A statement from India's foreign ministry praised the killing of Bin Laden as a ‘victorious milestone’, adding: ‘The struggle must continue unabated.’

But a home ministry statement pointed to the fact that far from hiding in a remote cave, Bin Laden was found in a mansion 60km from Islamabad.

This, it said, raised ‘concern that terrorists belonging to different organisations find sanctuary in Pakistan’.

Pakistan said that Osama bin Laden's death was a major setback to terrorist organisations around the world.

‘This operation was conducted by the US Forces in accordance with declared US policy that Osama bin Laden will be eliminated in a direct action by the US Forces, wherever found in the world,’ the foreign ministry said in a statement

Kenya's prime minister hailed news of the death of Osama bin Laden, but said more must be done to bring stability to neighbouring Somalia, where al-Qaeda-linked fighters are waging an insurgency.

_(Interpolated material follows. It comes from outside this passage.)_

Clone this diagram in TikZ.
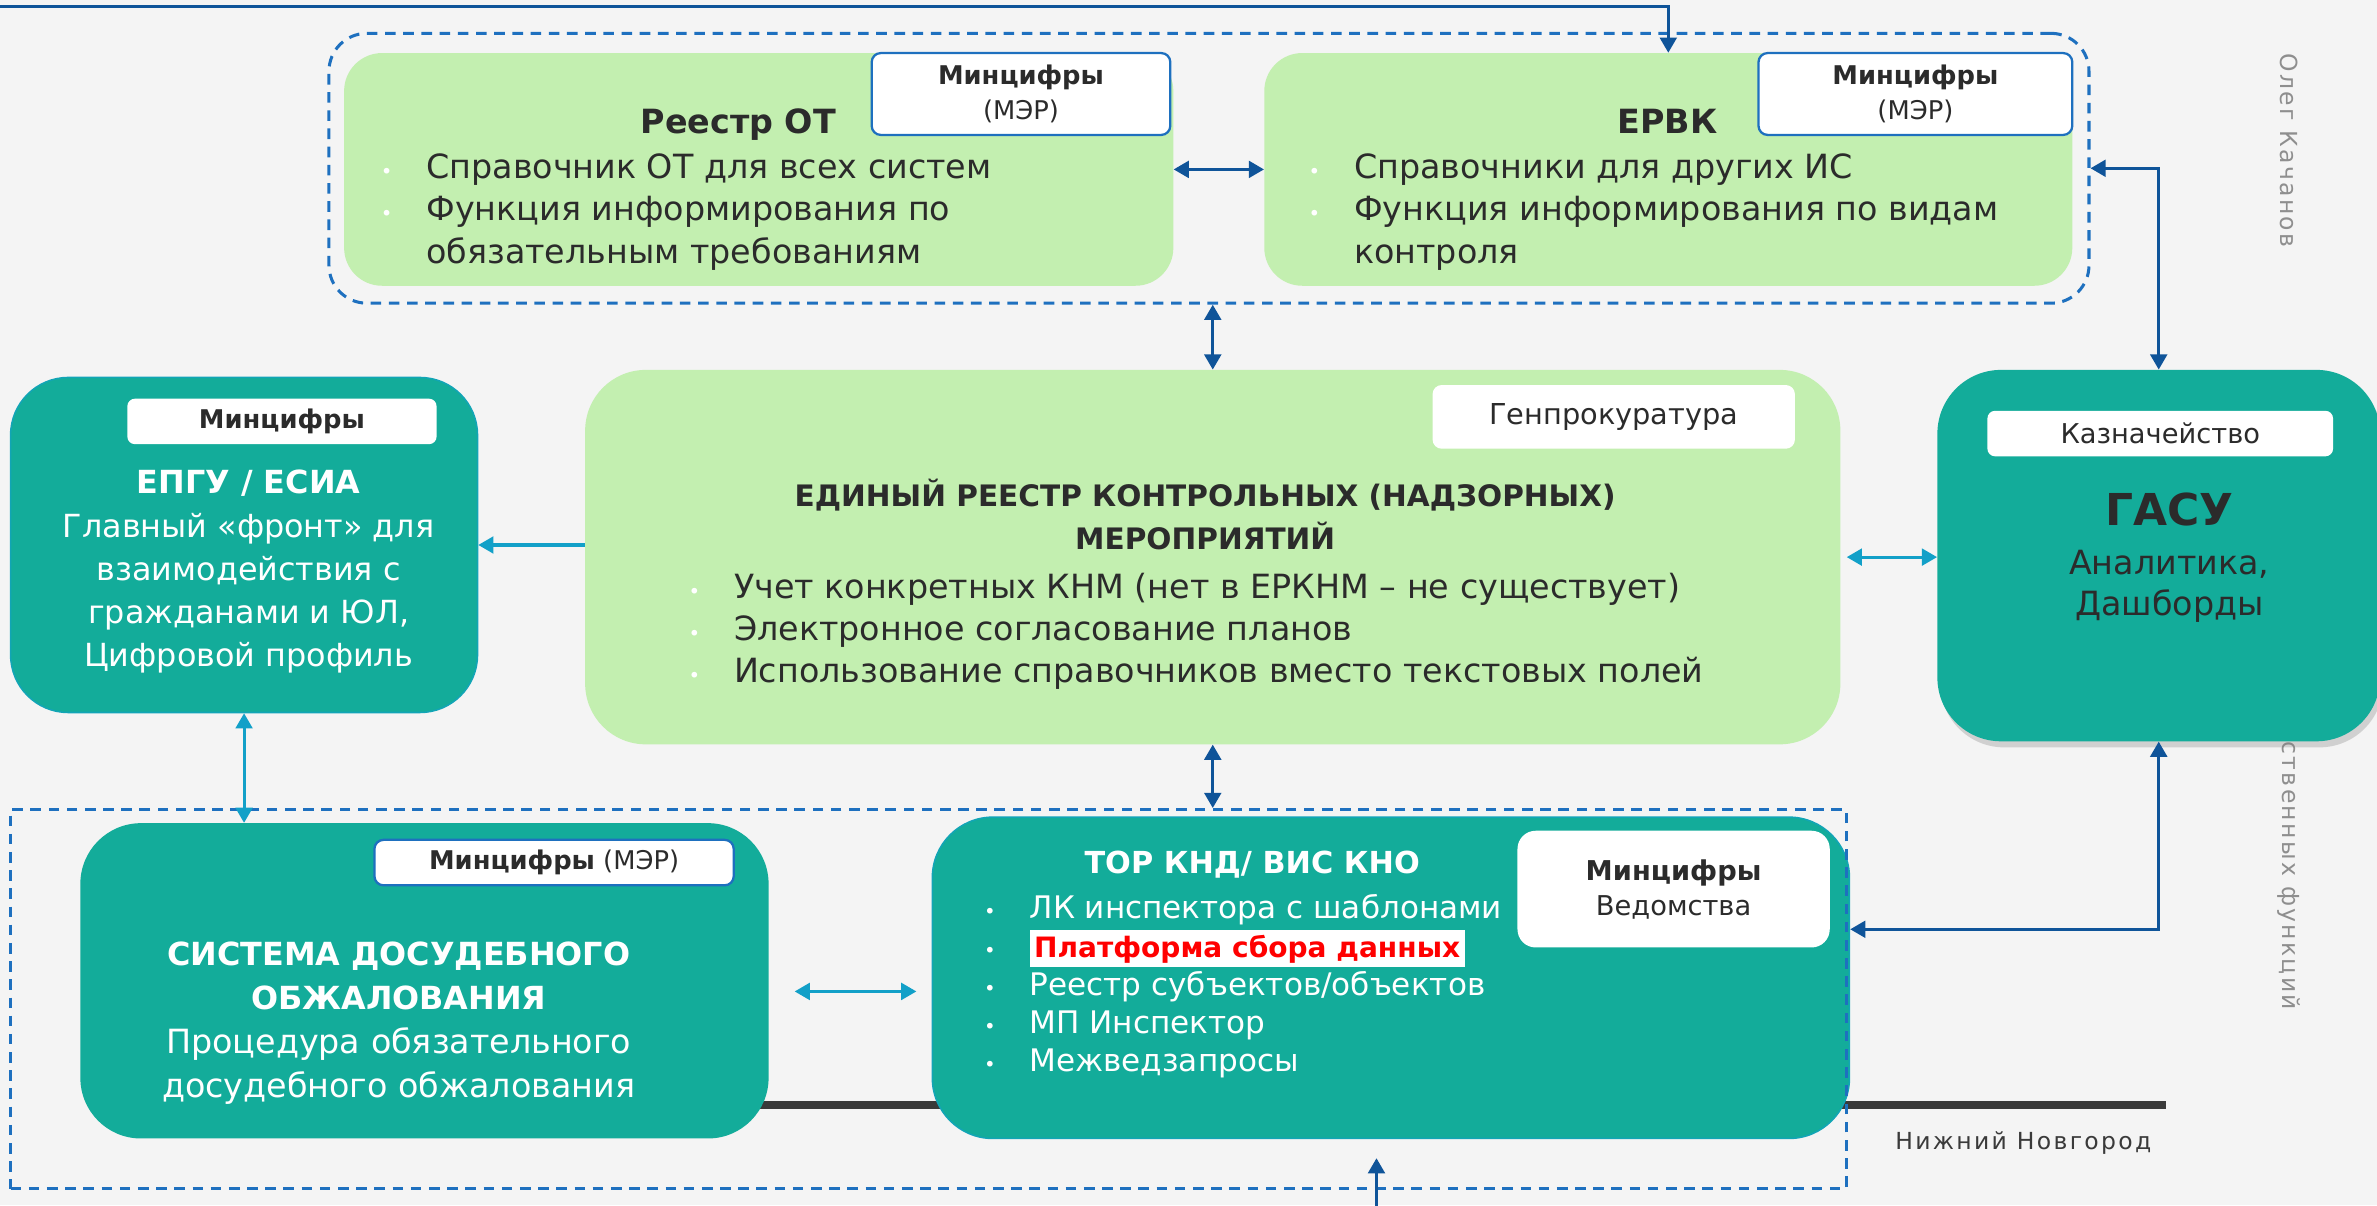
\documentclass[tikz,border=0pt]{standalone}
\usepackage{fontspec}
\setmainfont{DejaVu Sans}
\newfontfamily\spacedfont[LetterSpace=10]{DejaVu Sans}
\usepackage{xcolor}
\usepackage{tikz}
\usetikzlibrary{positioning,arrows.meta,shadows}

\definecolor{bggray}{HTML}{F4F4F4}
\definecolor{lightgreen}{HTML}{C3EFB0}
\definecolor{tealfill}{HTML}{13AC9A}
\definecolor{dashblue}{HTML}{1E70BF}
\definecolor{darkblue}{HTML}{0F5499}
\definecolor{lightblue}{HTML}{12A0C8}
\definecolor{darktext}{HTML}{2B2B2B}
\definecolor{graytext}{HTML}{8E8E8E}
\definecolor{rulegray}{HTML}{3A3A3A}

\newcommand{\bul}{\makebox[30pt][l]{\textcolor{white}{\fontsize{13}{13}\selectfont\textbullet}}}
\newcommand{\cont}{\makebox[30pt]{}}

\begin{document}
\begin{tikzpicture}[x=1pt, y=-1pt,
  greenbox/.style={fill=lightgreen, rounded corners=25pt, inner sep=0pt},
  tealnode/.style={fill=tealfill, rounded corners=40pt, inner sep=0pt},
  group/.style={draw=dashblue, line width=2pt, dash pattern=on 7pt off 5pt, inner sep=0pt},
  tag/.style={fill=white, rounded corners=6pt, inner sep=0pt, text=darktext, align=center, font=\fontsize{17}{23}\selectfont},
  bluetag/.style={tag, draw=dashblue, line width=1.5pt},
  boxtitle/.style={font=\fontsize{22}{28}\selectfont\bfseries, inner sep=0pt, anchor=base},
  list/.style={align=left, anchor=north west, inner sep=0pt, font=\fontsize{22}{28}\selectfont},
  link/.style={line width=2pt, -{Triangle[length=10pt,width=11pt]}},
  bilink/.style={line width=2pt, {Triangle[length=10pt,width=11pt]}-{Triangle[length=10pt,width=11pt]}},
  side/.style={text=graytext, rotate=-90, inner sep=0pt, anchor=west, font=\spacedfont\fontsize{15.5}{16}\selectfont}
]
\fill[bggray] (0,0) rectangle (1568,795);
\useasboundingbox (0,0) rectangle (1568,795);

% thick rule behind the lower boxes
\coordinate (ruleleft) at (490,729);
\coordinate (ruleright) at (1429,729);
\draw[rulegray, line width=5pt] (ruleleft) -- (ruleright);

% side captions
\node[side] (author) at (1510,35) {Олег Качанов};
\node[side] (footer) at (1510,478) {оственных функций};
\node[anchor=west, inner sep=0pt, text=rulegray, font=\spacedfont\fontsize{15.5}{16}\selectfont] (city) at (1250,754) {Нижний Новгород};

% top group
\node[group, rounded corners=25pt, minimum width=1161pt, minimum height=178pt] (topgrp) at (797.5,111) {};
\node[greenbox, minimum width=547pt, minimum height=153.5pt] (reestr) at (500.5,111.75) {};
\node[greenbox, minimum width=533pt, minimum height=153.5pt] (ervk) at (1100.5,111.75) {};

\node[boxtitle, text=darktext] (reestrtitle) at (487,88) {Реестр ОТ};
\node[list, text=darktext] (reestrlist) at (251,101) {\bul Справочник ОТ для всех систем\\ \bul Функция информирования по\\ \cont обязательным требованиям};
\node[boxtitle, text=darktext] (ervktitle) at (1100,88) {ЕРВК};
\node[list, text=darktext] (ervklist) at (863,101) {\bul Справочники для других ИС\\ \bul Функция информирования по видам\\ \cont контроля};

\node[bluetag, minimum width=197pt, minimum height=54pt] (reestrtag) at (673.5,62) {{\bfseries Минцифры}\\(МЭР)};
\node[bluetag, minimum width=207pt, minimum height=54pt] (ervktag) at (1263.5,62) {{\bfseries Минцифры}\\(МЭР)};

% middle row
\node[greenbox, rounded corners=40pt, minimum width=828pt, minimum height=247pt] (erknm) at (800,367.5) {};
\node[inner sep=0pt, anchor=north, align=center, text=darktext, font=\fontsize{19.5}{28}\selectfont\bfseries] (erknmtitle) at (795,316) {ЕДИНЫЙ РЕЕСТР КОНТРОЛЬНЫХ (НАДЗОРНЫХ)\\ МЕРОПРИЯТИЙ};
\node[list, text=darktext, font=\fontsize{22}{27.5}\selectfont] (erknmlist) at (454,378) {\bul Учет конкретных КНМ (нет в ЕРКНМ – не существует)\\ \bul Электронное согласование планов\\ \bul Использование справочников вместо текстовых полей};
\node[tag, font=\fontsize{19}{23}\selectfont, minimum width=239pt, minimum height=42pt] (erknmtag) at (1064.5,275) {Генпрокуратура};

\node[tealnode, rounded corners=38pt, draw=lightblue!60!tealfill, line width=1pt, minimum width=308pt, minimum height=221pt] (epgu) at (161,359.5) {};
\node[inner sep=0pt, anchor=north, align=center, text=white, font=\fontsize{21}{28.5}\selectfont] (epgutext) at (164,310) {{\bfseries ЕПГУ / ЕСИА}\\ Главный «фронт» для\\ взаимодействия с\\ гражданами и ЮЛ,\\ Цифровой профиль};
\node[tag, font=\fontsize{17}{23}\selectfont\bfseries, rounded corners=5pt, minimum width=204pt, minimum height=30pt] (epgutag) at (186,278) {Минцифры};

\node[tealnode, rounded corners=42pt, drop shadow={shadow xshift=2pt, shadow yshift=-4pt, opacity=0.3}, minimum width=292pt, minimum height=245pt] (gasu) at (1424,366.5) {};
\node[boxtitle, text=darktext, font=\fontsize{29}{32}\selectfont\bfseries] (gasutitle) at (1431,346.5) {ГАСУ};
\node[inner sep=0pt, anchor=base, align=center, text=darktext, font=\fontsize{22}{27}\selectfont] (gasutext) at (1431,406) {Аналитика,\\ Дашборды};
\node[tag, font=\fontsize{18}{23}\selectfont, rounded corners=5pt, minimum width=228pt, minimum height=30pt] (gasutag) at (1425,286) {Казначейство};

% bottom row
\node[tealnode, minimum width=454pt, minimum height=208pt] (sys) at (280,647) {};
\node[inner sep=0pt, anchor=north, align=center, text=white, font=\fontsize{22}{29}\selectfont] (systext) at (263,621) {{\bfseries\fontsize{21}{29}\selectfont СИСТЕМА ДОСУДЕБНОГО}\\ {\bfseries\fontsize{21}{29}\selectfont ОБЖАЛОВАНИЯ}\\ Процедура обязательного\\ досудебного обжалования};
\node[bluetag, minimum width=237pt, minimum height=30pt] (systag) at (365.5,569) {{\bfseries Минцифры} (МЭР)};

\node[tealnode, draw=lightblue!60!tealfill, line width=1pt, minimum width=605pt, minimum height=212pt] (tor) at (917.5,645) {};
\node[boxtitle, text=white, font=\fontsize{20}{25}\selectfont\bfseries] (tortitle) at (826,576) {ТОР КНД/ ВИС КНО};
\node[list, text=white, font=\fontsize{20.5}{25.2}\selectfont] (torlist) at (649,590) {\bul ЛК инспектора с шаблонами\\ \bul{\setlength{\fboxsep}{3pt}\colorbox{white}{\textcolor{red}{\bfseries\fontsize{18.5}{25.2}\selectfont Платформа сбора данных}}}\\ \bul Реестр субъектов/объектов\\ \bul МП Инспектор\\ \bul Межведзапросы};
\node[tag, rounded corners=12pt, font=\fontsize{18}{23}\selectfont, minimum width=206pt, minimum height=77pt] (tortag) at (1104,586.5) {{\bfseries Минцифры}\\ Ведомства};

\node[group, minimum width=1211pt, minimum height=250pt] (botgrp) at (612.5,659) {};

% connectors
\coordinate (topfeed) at (0,4);
\draw[darkblue, link] (topfeed) -| (ervk.north);
\draw[darkblue, bilink] (reestr.east) -- (ervk.west);
\draw[darkblue, bilink] (topgrp.south -| erknm.north) -- (erknm.north);
\draw[darkblue, bilink] (topgrp.east) -| (gasu.north);
\draw[darkblue, bilink] (gasu.south) |- ([yshift=32pt]tor.east);
\draw[darkblue, bilink] (erknm.south) -- (erknm.south |- botgrp.north);
\coordinate (botfeed) at (908,800);
\coordinate (botgrpin) at (908,764);
\draw[darkblue, link] (botfeed) -- (botgrpin);

\draw[lightblue, link] (erknm.west |- epgu.east) -- (epgu.east);
\draw[lightblue, bilink, shorten <=4pt] (erknm.east) -- (erknm.east -| gasu.west);
\draw[lightblue, bilink] (epgu.south) -- (epgu.south |- sys.north);
\coordinate (sysport) at ([yshift=-7pt]sys.east);
\draw[lightblue, bilink, shorten <=17pt, shorten >=10pt] (sysport) -- (sysport -| tor.west);

\end{tikzpicture}
\end{document}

Al-Qaeda carried out simultaneous suicide bomb attacks on US embassies in the Kenyan capital Nairobi and Tanzania's main city Dar es Salaam in 1998, killing hundreds of people.

Yemen welcomed the US operation with one official expressing hope that more measures would further root out militancy.

‘We welcome the operation that was completed, and we hope that targeted measures will be taken to end terrorism throughout the world,’ he said.